Очутившись в белых стенах, Ханна забилась в угол. Она должна казаться перепуганной, сломленной, нерешительной. Но играть в труса легко, необходимо поверить в свою ложь. Мыслечтецы не поведутся на слёзы, они обжираются потоком сознания. Нужно верить, нужно убедить себя, что она пряталась за занавеской, как делала это большую половину своей сознательной жизни. Нужно поверить в своё бессилие. «Я никчёмная, у меня заячья душа. Я не остановила Нулефер, я не смогла ей помочь. Я пряталась в стороне».

В соседней палате лежал Эван Казоквар и страдал в горячке. Жить будет, говорили целители. С братом находился рядом Нормут, покоцанный, израненный, с множеством ссадин и порез, но целёхонький. Ханна слышала, что Нормут взял в заложники освободителя, с его трупом бежал из столовой и выпрыгнул в окно. После такого даже больничной койки не заслужил? Живучесть Нормута поражала Ханну. «Я переживу всех вас, — проворчал ей Нормут. — Моё тело сковано из железа».

«Но твои дети оказались сделаны из пёрышка», — чуть было не сказала ему Ханна. Она должна молчать и боятся всего.

К матери зашла Элеонора.

— Живчик ранен, — заплакала дочь.

— Твой муж был на волоске от смерти, — ответила Ханна.

— И Живчик. Живчика чуть не убили. Представляешь, мама, его не захотели сначала лечить! — Элеонора взмахнула руками. — Я дала целителям тысячу аулимов, только чтобы они спасли его! Живчик поправляется, он в этой больнице, я оставила его вместе с Тиной.

— Убийцу оставила с малюткой? — она от неожиданности подняла глаза на Элеонору. И встретила в ответном взгляде страх, сковавший её дочь.

— А куда я могла бы отправить Живчика? Имение Казокваров обследует полиция.

Ханна не стала отвечать. Она знала, что Элеонора позвала полицию и сдала освободителей.

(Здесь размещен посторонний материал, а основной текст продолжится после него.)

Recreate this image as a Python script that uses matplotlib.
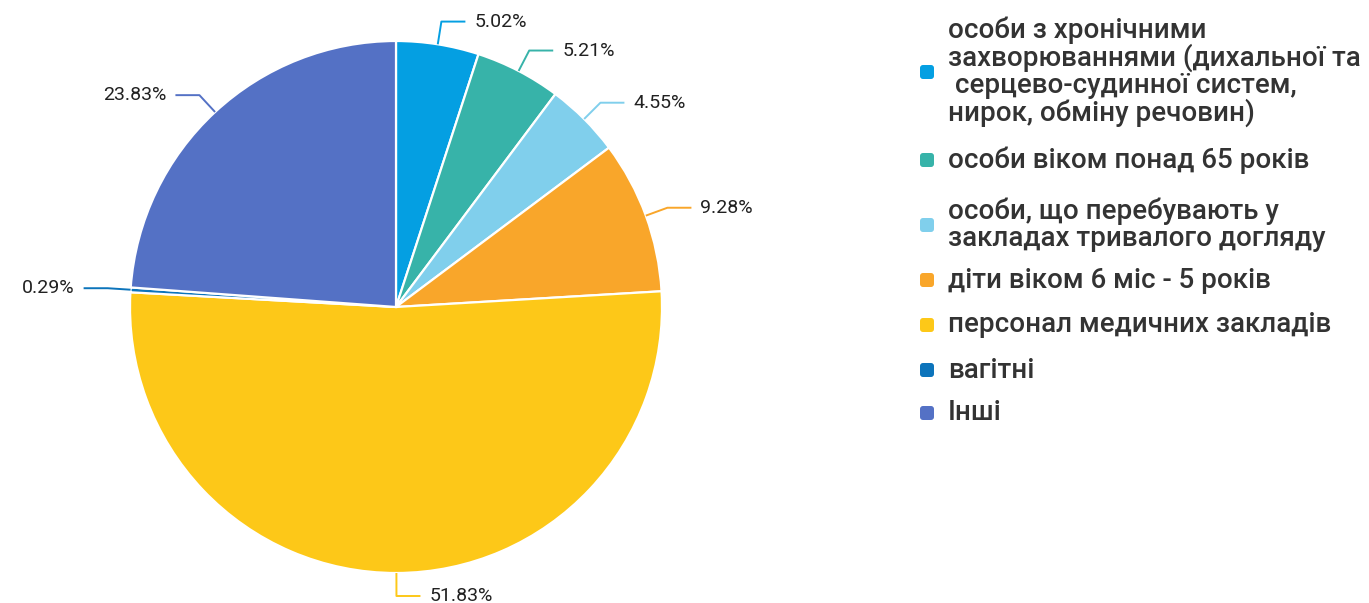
import numpy as np
import matplotlib.pyplot as plt
from matplotlib.patches import FancyBboxPatch

W, H = 1369, 603

categories = [
    "особи з хронічними\nзахворюваннями (дихальної та\n серцево-судинної систем,\nнирок, обміну речовин)",
    "особи віком понад 65 років",
    "особи, що перебувають у\nзакладах тривалого догляду",
    "діти віком 6 міс - 5 років",
    "персонал медичних закладів",
    "вагітні",
    "Інші",
]
shares = [5.02, 5.21, 4.55, 9.28, 51.83, 0.29, 23.83]
colors = ["#049fe2", "#37b3a9", "#80cfec", "#f9a62a", "#fdc818", "#0c74bb", "#5471c5"]

plt.rcParams["font.family"] = ["Roboto", "DejaVu Sans"]

fig = plt.figure(figsize=(W / 100, H / 100), dpi=100)
ax = fig.add_axes([0, 0, 1, 1])

cx, cy, r = 396, H - 307, 266
ax.pie(shares, colors=colors, startangle=90, counterclock=False,
       center=(cx, cy), radius=r,
       wedgeprops={"edgecolor": "white", "linewidth": 1.6})
ax.set_xlim(0, W)
ax.set_ylim(0, H)
ax.set_aspect("equal")
ax.axis("off")

# leader lines + percentage labels
cum = np.cumsum(shares) - np.array(shares) / 2
for val, c, mid in zip(shares, colors, cum):
    ang = np.deg2rad(90 - 360 * mid / 100)
    dx, dy = np.cos(ang), np.sin(ang)
    p0 = (cx + r * dx, cy + r * dy)
    p1 = (cx + (r + 23) * dx, cy + (r + 23) * dy)
    side = 1 if dx >= 0 else -1
    p2 = (p1[0] + side * 24, p1[1])
    ax.plot([p0[0], p1[0], p2[0]], [p0[1], p1[1], p2[1]], color=c, lw=1.4,
            solid_capstyle="butt")
    ax.text(p2[0] + side * 9, p2[1], f"{val:.2f}%", fontsize=14, color="#212121",
            ha="left" if side > 0 else "right", va="center")

# legend drawn by hand
leg_y = [72, 160, 225, 280, 325, 370, 413]
for lab, c, y in zip(categories, colors, leg_y):
    ax.add_patch(FancyBboxPatch((920, H - y - 7), 14, 14,
                                boxstyle="round,pad=0,rounding_size=3",
                                facecolor=c, edgecolor="none"))
    ax.text(948, H - y, lab, fontsize=20, color="#333333", ha="left",
            va="center", linespacing=0.98, fontweight="medium")

fig.savefig("out.png", dpi=100)
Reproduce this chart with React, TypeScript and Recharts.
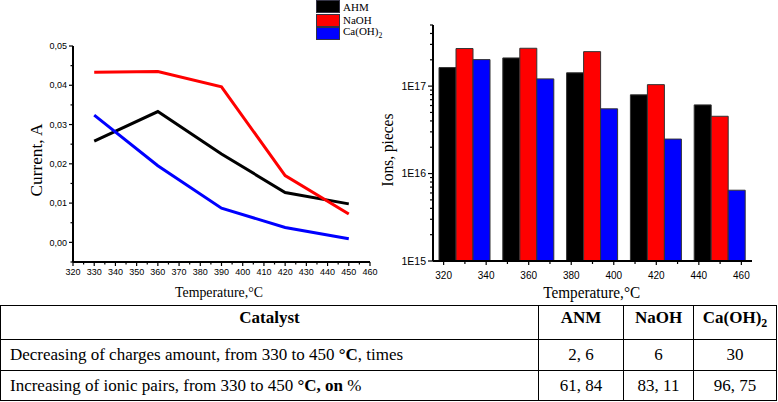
import { Bar, BarChart, Label, Line, LineChart, XAxis, YAxis } from "recharts";

const temperatures = [330, 360, 390, 420, 450];

// current, A
const currentAhm = [0.0258, 0.0333, 0.0225, 0.0127, 0.0098];
const currentNaoh = [0.0433, 0.0435, 0.0396, 0.017, 0.0072];
const currentCaoh = [0.0324, 0.0195, 0.0087, 0.0038, 0.0009];

// ions, pieces
const ionsAhm = [1.63e17, 2.1e17, 1.42e17, 7.95e16, 6.1e16];
const ionsNaoh = [2.69e17, 2.71e17, 2.48e17, 1.04e17, 4.52e16];
const ionsCaoh = [2.01e17, 1.21e17, 5.5e16, 2.48e16, 6.45e15];

const currentTicksX = [
  320, 325, 330, 335, 340, 345, 350, 355, 360, 365, 370, 375, 380, 385, 390,
  395, 400, 405, 410, 415, 420, 425, 430, 435, 440, 445, 450, 455, 460,
];
const currentTicksY = [
  -0.005, 0, 0.005, 0.01, 0.015, 0.02, 0.025, 0.03, 0.035, 0.04, 0.045, 0.05,
];
const ionsTicksX = [
  320, 330, 340, 350, 360, 370, 380, 390, 400, 410, 420, 430, 440, 450, 460,
];
const ionsTicksY = [
  1e15, 2e15, 3e15, 4e15, 5e15, 6e15, 7e15, 8e15, 9e15,
  1e16, 2e16, 3e16, 4e16, 5e16, 6e16, 7e16, 8e16, 9e16,
  1e17, 2e17, 3e17, 4e17, 5e17,
];

const currentDomainX = [320, 460];
const currentDomainY = [-0.005, 0.05];
const ionsDomainX = [315, 465];
const ionsDomainY = [1e15, 5e17];

const catalystNames = ["AHM", "NaOH", "Ca(OH)2"];
const tableColumns = ["ANM", "NaOH", "Ca(OH)2"];
const decreaseTimes = ["2, 6", "6", "30"];
const ionicPairsIncrease = ["61, 84", "83, 11", "96, 75"];

const currentRows = temperatures.map((t, i) => ({
  t,
  ahm: currentAhm[i],
  naoh: currentNaoh[i],
  caoh: currentCaoh[i],
}));

const ionsRows = temperatures.map((t, i) => ({
  t,
  ahm: ionsAhm[i],
  naoh: ionsNaoh[i],
  caoh: ionsCaoh[i],
}));

const SANS = "'Liberation Sans', Arial, sans-serif";
const SERIF = "'Liberation Serif', 'Times New Roman', serif";
const COLORS = ["#000000", "#ff0000", "#0000ff"];

function chem(name: string) {
  if (name.endsWith(")2")) {
    return (
      <>
        {name.slice(0, -1)}
        <sub style={{ fontSize: "0.7em" }}>2</sub>
      </>
    );
  }
  return name;
}

// bottom axis: tick mark (long for labelled values) and label
function bottomTick(isMajor: (v: number) => boolean, labelDy: number, fontSize: number, majorLen: number, minorLen: number) {
  return function Tick({ x, y, payload }: any) {
    const v = payload.value as number;
    const major = isMajor(v);
    return (
      <g>
        <path d={`M${x},${y}V${y + (major ? majorLen : minorLen)}`} stroke="#000" strokeWidth={1.2} />
        {major && (
          <text x={x} y={y + labelDy} textAnchor="middle" fontSize={fontSize} fontFamily={SANS} fill="#000">
            {v}
          </text>
        )}
      </g>
    );
  };
}

// left axis: tick mark (long for labelled values) and label
function leftTick(isMajor: (v: number) => boolean, format: (v: number) => string, fontSize: number, majorLen: number, minorLen: number) {
  return function Tick({ x, y, payload }: any) {
    const v = payload.value as number;
    const major = isMajor(v);
    return (
      <g>
        <path d={`M${x},${y}H${x - (major ? majorLen : minorLen)}`} stroke="#000" strokeWidth={1.2} />
        {major && format(v) !== "" && (
          <text x={x - majorLen - 2} y={y + fontSize * 0.35} textAnchor="end" fontSize={fontSize} fontFamily={SANS} fill="#000">
            {format(v)}
          </text>
        )}
      </g>
    );
  };
}

const CurrentXTick = bottomTick((v) => v % 10 === 0, 13, 9, 4, 2.5);
const CurrentYTick = leftTick(
  (v) => Math.abs(v * 100 - Math.round(v * 100)) < 1e-6,
  (v) => (v < 0 ? "" : v.toFixed(2).replace(".", ",")),
  9,
  4,
  2.5,
);
const IonsXTick = bottomTick((v) => v % 20 === 0, 18, 10, 4, 3);
const IonsYTick = leftTick(
  (v) => Math.abs(Math.log10(v) - Math.round(Math.log10(v))) < 1e-9,
  (v) => `1E${Math.round(Math.log10(v))}`,
  10.5,
  5,
  3,
);

function title(text: string, x: number, y: number, len: number, size: number, rotate = false) {
  return () => (
    <text
      transform={`translate(${x},${y})${rotate ? " rotate(-90)" : ""}`}
      textAnchor="middle"
      fontSize={size}
      fontFamily={SERIF}
      fill="#000"
      textLength={len}
      lengthAdjust="spacingAndGlyphs"
    >
      {text}
    </text>
  );
}

const axisCommon = {
  interval: 0 as const,
  tickLine: false,
  axisLine: { stroke: "#000", strokeWidth: 2 },
  tickSize: 0,
  tickMargin: 0,
};

const cell = {
  border: "1.5px solid #000",
  fontFamily: SERIF,
  fontSize: 17,
  padding: 0,
  color: "#000",
};

export default function App() {
  return (
    <div
      style={{
        position: "absolute",
        left: 0,
        top: 0,
        width: 778,
        height: 402,
        background: "#fff",
        overflow: "hidden",
      }}
    >
      <div style={{ position: "absolute", left: 0, top: 0 }}>
        <LineChart width={390} height={305} data={currentRows} margin={{ top: 46, right: 20, left: 0, bottom: 13 }}>
          <XAxis
            dataKey="t"
            type="number"
            domain={currentDomainX}
            ticks={currentTicksX}
            tick={<CurrentXTick />}
            height={30}
            {...axisCommon}
          >
            <Label content={title("Temperature,°C", 219, 296.5, 88, 15)} />
          </XAxis>
          <YAxis
            type="number"
            domain={currentDomainY}
            allowDataOverflow
            ticks={currentTicksY}
            tick={<CurrentYTick />}
            width={73}
            {...axisCommon}
          >
            <Label content={title("Current, A", 42, 160, 73, 17, true)} />
          </YAxis>
          <Line type="linear" dataKey="ahm" name={catalystNames[0]} stroke={COLORS[0]} strokeWidth={3} dot={false} isAnimationActive={false} />
          <Line type="linear" dataKey="naoh" name={catalystNames[1]} stroke={COLORS[1]} strokeWidth={3} dot={false} isAnimationActive={false} />
          <Line type="linear" dataKey="caoh" name={catalystNames[2]} stroke={COLORS[2]} strokeWidth={3} dot={false} isAnimationActive={false} />
        </LineChart>
      </div>

      <div style={{ position: "absolute", left: 316, top: 0, fontFamily: SERIF, fontSize: 11, lineHeight: "12px" }}>
        {catalystNames.map((name, i) => (
          <div key={name} style={{ display: "flex", alignItems: "center", height: 13.5 }}>
            <span
              style={{
                display: "inline-block",
                width: 22,
                height: 11,
                background: COLORS[i],
                border: "1px solid #334",
                marginRight: 3,
              }}
            />
            <span>{chem(name)}</span>
          </div>
        ))}
      </div>

      <div style={{ position: "absolute", left: 370, top: 0 }}>
        <BarChart width={408} height={305} data={ionsRows} barGap={0} margin={{ top: 25, right: 26, left: 0, bottom: 14 }}>
          <XAxis
            dataKey="t"
            type="number"
            domain={ionsDomainX}
            allowDataOverflow
            ticks={ionsTicksX}
            tick={<IonsXTick />}
            height={30}
            {...axisCommon}
          >
            <Label content={title("Temperature,°C", 221.7, 298, 97, 16)} />
          </XAxis>
          <YAxis
            type="number"
            scale="log"
            domain={ionsDomainY}
            allowDataOverflow
            ticks={ionsTicksY}
            tick={<IonsYTick />}
            width={63}
            {...axisCommon}
          >
            <Label content={title("Ions, pieces", 23, 150, 73, 17, true)} />
          </YAxis>
          <Bar dataKey="ahm" name={catalystNames[0]} fill={COLORS[0]} stroke="#333" barSize={17} isAnimationActive={false} />
          <Bar dataKey="naoh" name={catalystNames[1]} fill={COLORS[1]} stroke="#333" barSize={17} isAnimationActive={false} />
          <Bar dataKey="caoh" name={catalystNames[2]} fill={COLORS[2]} stroke="#333" barSize={17} isAnimationActive={false} />
        </BarChart>
      </div>

      <table
        style={{
          position: "absolute",
          left: 0,
          top: 305,
          width: 776,
          borderCollapse: "collapse",
          tableLayout: "fixed",
        }}
      >
        <colgroup>
          <col style={{ width: 538 }} />
          <col style={{ width: 85 }} />
          <col style={{ width: 70 }} />
          <col style={{ width: 83 }} />
        </colgroup>
        <tbody>
          <tr style={{ height: 34 }}>
            <td style={{ ...cell, fontWeight: "bold", textAlign: "center", verticalAlign: "top", paddingTop: 2 }}>Catalyst</td>
            {tableColumns.map((c) => (
              <td key={c} style={{ ...cell, fontWeight: "bold", textAlign: "center", verticalAlign: "top", paddingTop: 2 }}>
                {chem(c)}
              </td>
            ))}
          </tr>
          <tr style={{ height: 31 }}>
            <td style={{ ...cell, paddingLeft: 9 }}>
              Decreasing of charges amount, from 330 to 450 <b>°C</b>, times
            </td>
            {decreaseTimes.map((v, i) => (
              <td key={i} style={{ ...cell, textAlign: "center" }}>
                {v}
              </td>
            ))}
          </tr>
          <tr style={{ height: 30 }}>
            <td style={{ ...cell, paddingLeft: 9 }}>
              Increasing of ionic pairs, from 330 to 450 <b>°C, on</b> %
            </td>
            {ionicPairsIncrease.map((v, i) => (
              <td key={i} style={{ ...cell, textAlign: "center" }}>
                {v}
              </td>
            ))}
          </tr>
        </tbody>
      </table>
    </div>
  );
}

Старшая дочь первой приняла в больнице Эвана и целовала его покалеченное тело. Она заявляла, что будет ночевать с мужем, требовала лучшее лечение, но до той поры, пока прибывший сокол не сообщил о раненой собаке, убившей освободителя.

— Мама, к тебе сейчас придут на допрос, — сказала Элеонора. — Хотят спросить, что ты видела.

— Смерть двоих людей, — затряслась Ханна. — Нулефер связалась с чудовищами, поистине чудовищами. Элеонора, я боюсь, держи меня за руку!

Элеонора обняла мать и посмотрела на неё грустными глазами.

— С тобой будет врач, мне нельзя оставаться. Я потом к тебе вернусь.

Не врач, а мыслечтец! С ней не будут церемониться. Она должна скрыть от себя подозрения, должна быть как раньше — боязливой, живущей в ужасе перед следующим мгновением. Ханна прижала руку Элеоноры, наклонилась над её растущим животом, дочь стала сопротивляться. Но она не отпустит её, лишь силой вырвут руку Элеоноры из её хватки.

Так и произошло. Сокол и врач, двое мужчины, отцепили крепкие трясущиеся пальцы от нежной ручки Элеоноры, и та выбежала, ошарашенно оглядываясь на мать. Врач дал Ханне стакан успокоительного и померил температуру. Жар у Ханны был высок, она вспотела, но руки промёрзли.

— Вы в состоянии разговаривать? — спросил врач. — Ваша дочь сказала, вы очень впечатлительная и мнительная женщина.